Monday 22 November 2021

CDH Troubleshooting Upgrades

  •  Cluster hosts do not appear

Some cluster hosts do not appear when you click Find Hosts in install or update wizard.

Possible Reasons

You might have network connectivity problems.

Possible Solutions

Make sure all cluster hosts have SSH port 22 open.

Check other common causes of loss of connectivity such as firewalls and interference from SELinux.

  • Cannot start services after upgrade

You have upgraded the Cloudera Manager Server, but now cannot start services.

Possible Reasons

You might have mismatched versions of the Cloudera Manager Server and Agents.

Possible Solutions

Make sure you have upgraded the Cloudera Manager Agents on all hosts. (The previous version of the Agents will heartbeat with the new version of the Server, but you cannot start HDFS and MapReduce with this combination.)

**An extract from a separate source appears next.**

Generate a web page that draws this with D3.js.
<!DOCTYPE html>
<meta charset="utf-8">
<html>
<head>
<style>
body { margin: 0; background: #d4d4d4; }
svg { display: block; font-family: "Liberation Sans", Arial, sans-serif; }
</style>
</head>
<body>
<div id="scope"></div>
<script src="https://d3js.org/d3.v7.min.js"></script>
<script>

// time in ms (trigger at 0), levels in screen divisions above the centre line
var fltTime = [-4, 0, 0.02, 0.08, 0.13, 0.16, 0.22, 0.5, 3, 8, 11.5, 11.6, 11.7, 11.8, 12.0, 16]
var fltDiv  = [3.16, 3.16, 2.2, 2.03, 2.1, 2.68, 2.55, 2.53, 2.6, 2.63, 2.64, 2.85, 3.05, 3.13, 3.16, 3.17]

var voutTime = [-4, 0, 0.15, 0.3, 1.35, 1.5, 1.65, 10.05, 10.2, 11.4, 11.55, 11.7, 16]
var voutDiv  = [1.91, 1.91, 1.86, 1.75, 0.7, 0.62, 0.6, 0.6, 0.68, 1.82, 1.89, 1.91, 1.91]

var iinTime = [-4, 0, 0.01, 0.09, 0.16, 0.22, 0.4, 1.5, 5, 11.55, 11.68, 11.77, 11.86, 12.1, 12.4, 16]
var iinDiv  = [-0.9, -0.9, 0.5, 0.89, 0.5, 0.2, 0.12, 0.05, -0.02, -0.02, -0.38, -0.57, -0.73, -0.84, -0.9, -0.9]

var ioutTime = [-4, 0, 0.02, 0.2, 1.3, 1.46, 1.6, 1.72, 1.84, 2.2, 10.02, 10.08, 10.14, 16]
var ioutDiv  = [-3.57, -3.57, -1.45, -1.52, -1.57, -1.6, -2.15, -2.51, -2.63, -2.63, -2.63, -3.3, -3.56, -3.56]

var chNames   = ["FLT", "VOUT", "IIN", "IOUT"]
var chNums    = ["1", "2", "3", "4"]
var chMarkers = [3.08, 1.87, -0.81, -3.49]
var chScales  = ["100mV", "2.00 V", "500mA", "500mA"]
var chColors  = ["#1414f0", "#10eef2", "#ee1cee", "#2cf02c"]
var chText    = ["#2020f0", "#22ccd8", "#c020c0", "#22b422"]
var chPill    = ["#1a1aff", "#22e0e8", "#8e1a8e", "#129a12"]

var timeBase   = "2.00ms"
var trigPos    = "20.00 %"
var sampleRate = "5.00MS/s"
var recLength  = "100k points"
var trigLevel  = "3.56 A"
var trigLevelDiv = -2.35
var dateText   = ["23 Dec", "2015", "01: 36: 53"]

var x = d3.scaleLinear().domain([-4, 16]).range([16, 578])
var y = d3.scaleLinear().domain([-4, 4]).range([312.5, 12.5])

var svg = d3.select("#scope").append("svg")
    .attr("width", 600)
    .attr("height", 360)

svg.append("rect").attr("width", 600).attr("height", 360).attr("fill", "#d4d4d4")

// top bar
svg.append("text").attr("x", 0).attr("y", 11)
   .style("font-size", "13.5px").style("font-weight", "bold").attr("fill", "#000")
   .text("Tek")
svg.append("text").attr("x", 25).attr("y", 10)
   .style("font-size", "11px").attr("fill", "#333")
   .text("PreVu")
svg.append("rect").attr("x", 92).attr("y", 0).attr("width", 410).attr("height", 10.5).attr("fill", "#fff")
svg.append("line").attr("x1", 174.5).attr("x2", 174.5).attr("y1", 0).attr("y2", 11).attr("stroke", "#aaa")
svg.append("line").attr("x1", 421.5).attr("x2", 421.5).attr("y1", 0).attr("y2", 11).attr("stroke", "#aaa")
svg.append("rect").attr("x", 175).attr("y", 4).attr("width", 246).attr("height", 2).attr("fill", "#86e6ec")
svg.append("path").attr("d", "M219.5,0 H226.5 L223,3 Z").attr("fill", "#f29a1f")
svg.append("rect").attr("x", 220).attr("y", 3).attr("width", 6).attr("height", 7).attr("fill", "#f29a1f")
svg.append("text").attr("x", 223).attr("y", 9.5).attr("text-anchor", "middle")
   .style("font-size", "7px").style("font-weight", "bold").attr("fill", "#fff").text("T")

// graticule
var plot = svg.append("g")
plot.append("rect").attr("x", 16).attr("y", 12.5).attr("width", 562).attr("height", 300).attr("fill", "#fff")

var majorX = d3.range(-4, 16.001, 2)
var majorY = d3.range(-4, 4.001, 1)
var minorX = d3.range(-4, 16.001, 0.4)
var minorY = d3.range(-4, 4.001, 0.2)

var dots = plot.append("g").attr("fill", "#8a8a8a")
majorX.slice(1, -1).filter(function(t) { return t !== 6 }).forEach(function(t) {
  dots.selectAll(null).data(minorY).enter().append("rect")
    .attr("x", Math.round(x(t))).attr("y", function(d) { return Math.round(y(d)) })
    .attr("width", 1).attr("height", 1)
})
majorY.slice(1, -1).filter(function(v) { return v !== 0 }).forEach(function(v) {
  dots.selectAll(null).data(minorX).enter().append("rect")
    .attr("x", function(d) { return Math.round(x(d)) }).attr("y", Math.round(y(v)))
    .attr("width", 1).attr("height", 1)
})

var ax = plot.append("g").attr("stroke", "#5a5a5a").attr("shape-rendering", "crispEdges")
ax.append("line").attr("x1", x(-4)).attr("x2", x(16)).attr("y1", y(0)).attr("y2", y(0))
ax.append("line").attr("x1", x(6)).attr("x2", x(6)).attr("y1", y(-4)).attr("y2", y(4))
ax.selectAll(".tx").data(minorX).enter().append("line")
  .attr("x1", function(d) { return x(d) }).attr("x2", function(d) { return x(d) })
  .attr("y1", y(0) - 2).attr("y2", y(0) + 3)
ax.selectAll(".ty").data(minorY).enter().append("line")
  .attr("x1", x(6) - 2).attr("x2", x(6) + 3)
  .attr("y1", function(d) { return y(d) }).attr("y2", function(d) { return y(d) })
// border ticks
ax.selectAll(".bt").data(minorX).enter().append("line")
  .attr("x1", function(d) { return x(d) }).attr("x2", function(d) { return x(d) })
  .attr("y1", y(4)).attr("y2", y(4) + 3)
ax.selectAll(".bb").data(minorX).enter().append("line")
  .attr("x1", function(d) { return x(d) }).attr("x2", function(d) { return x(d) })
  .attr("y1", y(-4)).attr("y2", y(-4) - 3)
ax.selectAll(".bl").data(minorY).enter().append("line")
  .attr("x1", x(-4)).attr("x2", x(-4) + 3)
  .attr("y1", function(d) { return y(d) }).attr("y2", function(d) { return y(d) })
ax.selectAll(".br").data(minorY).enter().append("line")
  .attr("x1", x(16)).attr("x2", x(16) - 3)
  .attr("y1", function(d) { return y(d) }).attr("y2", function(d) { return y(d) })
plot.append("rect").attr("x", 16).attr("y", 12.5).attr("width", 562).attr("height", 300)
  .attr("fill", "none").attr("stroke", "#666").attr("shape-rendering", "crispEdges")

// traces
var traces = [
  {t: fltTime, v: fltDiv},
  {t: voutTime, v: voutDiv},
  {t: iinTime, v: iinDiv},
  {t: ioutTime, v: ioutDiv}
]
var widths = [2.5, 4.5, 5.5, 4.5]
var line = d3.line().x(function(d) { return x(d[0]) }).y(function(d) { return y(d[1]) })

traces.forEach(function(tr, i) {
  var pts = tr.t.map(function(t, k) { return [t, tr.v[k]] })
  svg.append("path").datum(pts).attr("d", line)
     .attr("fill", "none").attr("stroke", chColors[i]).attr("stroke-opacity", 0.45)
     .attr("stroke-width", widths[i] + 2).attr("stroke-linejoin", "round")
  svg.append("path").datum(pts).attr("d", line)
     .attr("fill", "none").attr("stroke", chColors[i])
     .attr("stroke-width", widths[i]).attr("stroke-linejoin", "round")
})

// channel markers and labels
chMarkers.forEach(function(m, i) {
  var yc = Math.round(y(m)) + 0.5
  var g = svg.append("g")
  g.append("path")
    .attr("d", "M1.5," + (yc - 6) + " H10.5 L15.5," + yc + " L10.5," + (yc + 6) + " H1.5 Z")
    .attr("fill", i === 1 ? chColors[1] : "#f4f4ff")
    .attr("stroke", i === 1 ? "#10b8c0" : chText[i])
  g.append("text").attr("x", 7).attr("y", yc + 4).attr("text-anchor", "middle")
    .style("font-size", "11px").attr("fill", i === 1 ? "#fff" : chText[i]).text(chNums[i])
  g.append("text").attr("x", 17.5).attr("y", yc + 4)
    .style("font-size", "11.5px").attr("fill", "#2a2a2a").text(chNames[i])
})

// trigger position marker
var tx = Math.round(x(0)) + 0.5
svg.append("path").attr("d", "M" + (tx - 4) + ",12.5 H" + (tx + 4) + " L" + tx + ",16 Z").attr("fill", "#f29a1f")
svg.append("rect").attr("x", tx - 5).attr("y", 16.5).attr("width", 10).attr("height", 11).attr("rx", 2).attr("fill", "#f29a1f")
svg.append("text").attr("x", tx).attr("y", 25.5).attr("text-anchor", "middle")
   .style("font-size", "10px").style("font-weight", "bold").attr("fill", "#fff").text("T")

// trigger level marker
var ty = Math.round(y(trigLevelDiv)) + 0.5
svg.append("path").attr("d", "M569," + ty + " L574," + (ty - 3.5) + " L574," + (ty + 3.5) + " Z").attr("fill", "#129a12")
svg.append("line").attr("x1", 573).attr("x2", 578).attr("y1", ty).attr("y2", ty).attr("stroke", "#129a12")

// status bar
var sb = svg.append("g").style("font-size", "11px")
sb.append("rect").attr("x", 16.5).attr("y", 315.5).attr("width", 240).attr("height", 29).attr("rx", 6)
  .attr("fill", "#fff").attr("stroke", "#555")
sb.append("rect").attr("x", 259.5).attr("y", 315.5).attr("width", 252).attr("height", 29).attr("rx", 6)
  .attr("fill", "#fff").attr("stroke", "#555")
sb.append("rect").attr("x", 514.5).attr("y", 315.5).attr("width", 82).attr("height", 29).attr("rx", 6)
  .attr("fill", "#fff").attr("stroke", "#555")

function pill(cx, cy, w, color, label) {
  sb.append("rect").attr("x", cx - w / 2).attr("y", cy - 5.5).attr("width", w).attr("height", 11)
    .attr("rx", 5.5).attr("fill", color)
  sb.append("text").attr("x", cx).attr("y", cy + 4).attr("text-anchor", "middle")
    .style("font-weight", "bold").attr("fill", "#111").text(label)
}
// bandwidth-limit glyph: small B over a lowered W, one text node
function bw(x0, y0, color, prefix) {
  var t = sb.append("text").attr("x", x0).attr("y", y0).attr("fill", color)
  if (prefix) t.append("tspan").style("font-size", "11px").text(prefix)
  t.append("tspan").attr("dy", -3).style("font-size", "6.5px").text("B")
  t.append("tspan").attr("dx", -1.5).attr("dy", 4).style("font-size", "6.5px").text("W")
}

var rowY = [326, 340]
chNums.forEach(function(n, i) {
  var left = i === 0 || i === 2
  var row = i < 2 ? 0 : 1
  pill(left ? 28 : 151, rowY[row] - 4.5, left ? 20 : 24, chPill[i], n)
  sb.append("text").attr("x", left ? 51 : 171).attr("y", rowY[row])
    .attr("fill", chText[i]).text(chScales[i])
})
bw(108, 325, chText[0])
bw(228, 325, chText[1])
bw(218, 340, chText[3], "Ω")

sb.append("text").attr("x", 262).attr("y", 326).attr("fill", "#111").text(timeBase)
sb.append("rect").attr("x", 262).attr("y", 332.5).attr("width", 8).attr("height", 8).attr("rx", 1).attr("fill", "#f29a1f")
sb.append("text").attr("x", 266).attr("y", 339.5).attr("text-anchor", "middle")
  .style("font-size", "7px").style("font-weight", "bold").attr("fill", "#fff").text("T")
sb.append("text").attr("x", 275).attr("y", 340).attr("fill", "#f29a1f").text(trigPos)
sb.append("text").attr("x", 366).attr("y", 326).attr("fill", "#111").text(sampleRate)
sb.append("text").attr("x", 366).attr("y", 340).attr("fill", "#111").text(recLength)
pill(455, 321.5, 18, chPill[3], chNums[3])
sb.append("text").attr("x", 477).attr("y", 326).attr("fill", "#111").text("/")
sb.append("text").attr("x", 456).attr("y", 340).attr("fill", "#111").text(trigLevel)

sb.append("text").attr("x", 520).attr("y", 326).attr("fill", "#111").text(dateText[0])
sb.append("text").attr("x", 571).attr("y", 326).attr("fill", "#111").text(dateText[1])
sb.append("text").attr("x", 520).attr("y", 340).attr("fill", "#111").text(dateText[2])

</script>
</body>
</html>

  • HDFS DataNodes fail to start

After upgrading, HDFS DataNodes fail to start with exception:

Exception in secureMainjava.lang.RuntimeException: Cannot start datanode because the configured max locked memory size (dfs.datanode.max.locked.memory) of 4294967296 bytes is more than the datanode's available RLIMIT_MEMLOCK ulimit of 65536 bytes.   

Possible Reasons

HDFS caching, which is enabled by default in CDH 5 and higher, requires new memlock functionality from Cloudera Manager Agents.

Possible Solutions:

Do the following:

Stop all CDH and managed services.

On all hosts with Cloudera Manager Agents, hard-restart the Agents. Before performing this step, ensure you understand the semantics of the hard_restart command by reading Cloudera Manager Agents.

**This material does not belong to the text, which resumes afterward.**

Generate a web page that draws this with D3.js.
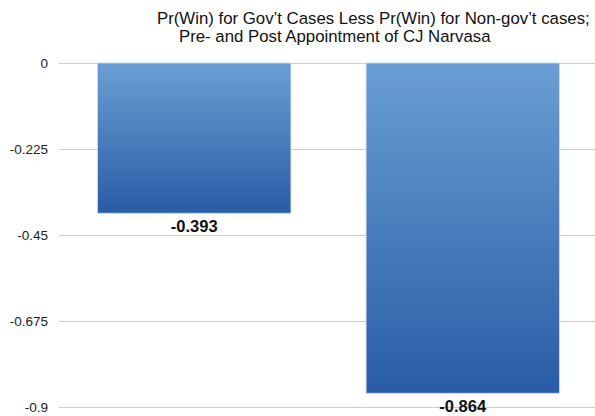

RHEL 7, SLES 12, Ubuntu 18.04 and higher

sudo systemctl stop supervisord

sudo systemctl start cloudera-scm-agent

RHEL 5 or 6, SLES 11, Debian 6 or 7, Ubuntu 12.04 or 14.04

sudo service cloudera-scm-agent hard_restart

Start all services.

  • Cloudera services fail to start

Possible Reasons

Java might not be installed or might be installed at a custom location.

Possible Solutions

See Configuring a Custom Java Home Location for more information on resolving this issue.

  • Host Inspector Fails

If you see the following message in the Host Inspector:

There are mismatched versions across the system, which will cause failures. See below for details on which hosts are running what versions of components.

When looking at the results, some hosts report Supervisord vX.X.X, while others report X.X.X-cmY.Y.Y (where X and Y are version numbers). During the upgrade, an old file on the hosts may cause the Host Inspector to indicate mismatched Supervisord versions.

This issue occurs because these hosts have a file on them at /var/run/cloudera-scm-agent/supervisor/__STARTING_CM_VERSION__ that contains a string for the older version of Cloudera Manager.

To resolve this issue:

Remove or rename the /var/run/cloudera-scm-agent/supervisor/__STARTING_CM_VERSION__ file

Perform a hard restart of the agents:

sudo systemctl stop cloudera-scm-supervisord.service

sudo systemctl start cloudera-scm-agent

Run the Host inspector again. It should pass without the warning.